▶ SOURCE MATERIAL:
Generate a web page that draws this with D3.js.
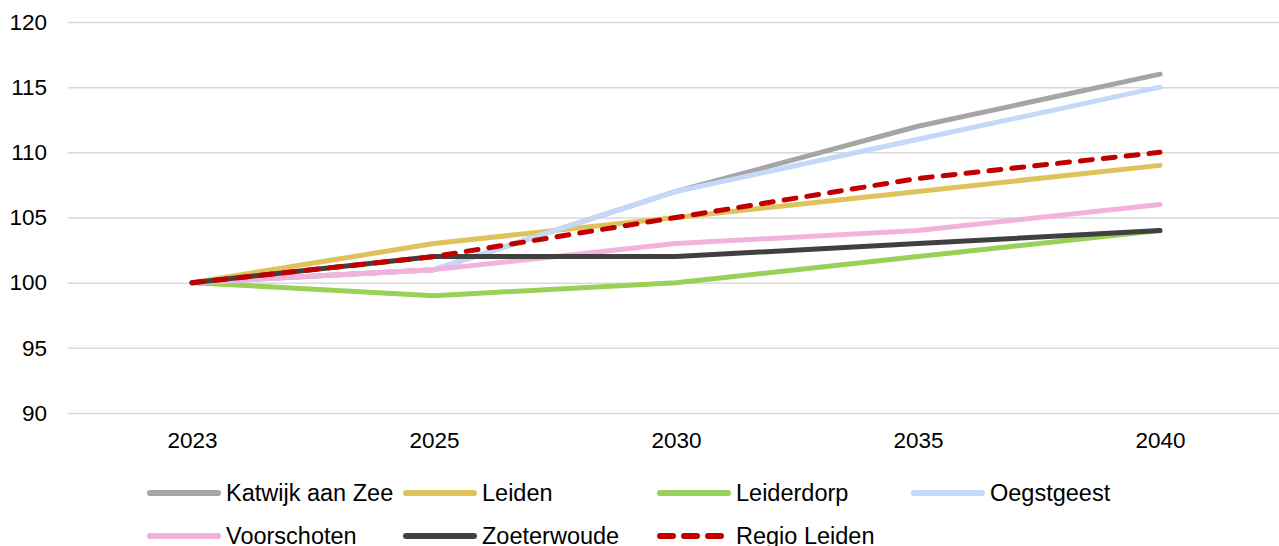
<!DOCTYPE html>
<html>
<head>
<meta charset="utf-8">
<script src="https://cdn.jsdelivr.net/npm/d3@7"></script>
<style>
  body { margin: 0; background: #fff; }
  svg { display: block; font-family: Arial, "Liberation Sans", sans-serif; }
</style>
</head>
<body>
<script>
// chart values
const years = ['2023', '2025', '2030', '2035', '2040']
const yTicks = [90, 95, 100, 105, 110, 115, 120]

const katwijk     = [100, 101, 107, 112, 116]
const leiden      = [100, 103, 105, 107, 109]
const leiderdorp  = [100, 99, 100, 102, 104]
const oegstgeest  = [100, 101, 107, 111, 115]
const voorschoten = [100, 101, 103, 104, 106]
const zoeterwoude = [100, 102, 102, 103, 104]
const regio       = [100, 102, 105, 108, 110]

const series = [
    { name: 'Katwijk aan Zee', values: katwijk, color: '#a5a5a5' },
    { name: 'Leiden', values: leiden, color: '#dec35c' },
    { name: 'Leiderdorp', values: leiderdorp, color: '#99d058' },
    { name: 'Oegstgeest', values: oegstgeest, color: '#c4d8fa' },
    { name: 'Voorschoten', values: voorschoten, color: '#f2b2dc' },
    { name: 'Zoeterwoude', values: zoeterwoude, color: '#404040' },
    { name: 'Regio Leiden', values: regio, color: '#c00000', dash: true }
]

const m = { width: 1279, height: 546 }

const svg = d3.select('body').append('svg')
    .attr('width', m.width)
    .attr('height', m.height)

const x = d3.scalePoint()
    .domain(years)
    .range([71, 1281])
    .padding(0.5)

const y = d3.scaleLinear()
    .domain([90, 120])
    .range([413, 22])

// gridlines + y labels
const yAxis = d3.axisLeft(y)
    .tickValues(yTicks)
    .tickSize(-(1279 - 68))
    .tickPadding(8)

svg.append('g')
    .attr('transform', 'translate(68,0)')
    .call(yAxis)
    .call(g => g.select('.domain').remove())
    .call(g => g.selectAll('.tick line').attr('stroke', '#d9d9d9').attr('stroke-width', 1.5))
    .call(g => g.selectAll('.tick text')
        .attr('font-size', '22.5px')
        .attr('fill', '#000')
        .attr('x', -21))

// x labels
svg.append('g')
    .attr('transform', 'translate(0,413)')
    .call(d3.axisBottom(x).tickSize(0).tickPadding(19))
    .call(g => g.select('.domain').remove())
    .call(g => g.selectAll('.tick text')
        .attr('font-size', '22.5px')
        .attr('fill', '#000'))

const line = d3.line()
    .x((d, i) => x(years[i]))
    .y(d => y(d))

svg.append('g').selectAll('path')
    .data(series)
    .enter()
    .append('path')
        .attr('d', d => line(d.values))
        .attr('fill', 'none')
        .attr('stroke', d => d.color)
        .attr('stroke-width', 5)
        .attr('stroke-linecap', 'round')
        .attr('stroke-linejoin', 'round')
        .attr('stroke-dasharray', d => d.dash ? '12,11' : null)

// legend
const colX = [148, 404, 658, 912]
const rowY = [493, 536]

const legend = svg.append('g').selectAll('g')
    .data(series)
    .enter()
    .append('g')
        .attr('transform', (d, i) => `translate(${colX[i % 4]},${rowY[Math.floor(i / 4)]})`)

legend.append('line')
    .attr('x1', 2)
    .attr('x2', d => d.dash ? 72 : 70)
    .attr('stroke', d => d.color)
    .attr('stroke-width', 6)
    .attr('stroke-linecap', 'round')
    .attr('stroke-dasharray', d => d.dash ? '13,11' : null)

legend.append('text')
    .attr('x', 78)
    .attr('dy', '0.35em')
    .attr('font-size', '23.5px')
    .attr('fill', '#000')
    .text(d => d.name)
</script>
</body>
</html>
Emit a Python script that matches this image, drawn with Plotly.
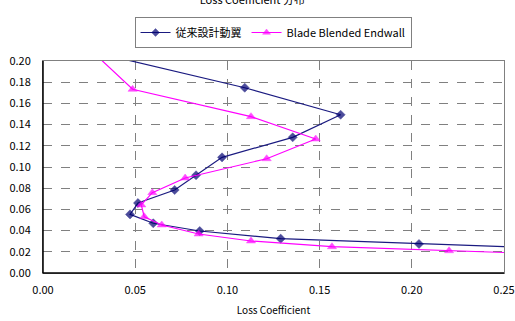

▶ WHAT THE TASK REQUIRES:
Restate each line from the start of the listing through the line bearing "105, 108, 110]" word for word. Drop the pictures.

▶ ANSWER IN FULL:
Generate a web page that draws this with D3.js.
<!DOCTYPE html>
<html>
<head>
<meta charset="utf-8">
<script src="https://cdn.jsdelivr.net/npm/d3@7"></script>
<style>
  body { margin: 0; background: #fff; }
  svg { display: block; font-family: Arial, "Liberation Sans", sans-serif; }
</style>
</head>
<body>
<script>
// chart values
const years = ['2023', '2025', '2030', '2035', '2040']
const yTicks = [90, 95, 100, 105, 110, 115, 120]

const katwijk     = [100, 101, 107, 112, 116]
const leiden      = [100, 103, 105, 107, 109]
const leiderdorp  = [100, 99, 100, 102, 104]
const oegstgeest  = [100, 101, 107, 111, 115]
const voorschoten = [100, 101, 103, 104, 106]
const zoeterwoude = [100, 102, 102, 103, 104]
const regio       = [100, 102, 105, 108, 110]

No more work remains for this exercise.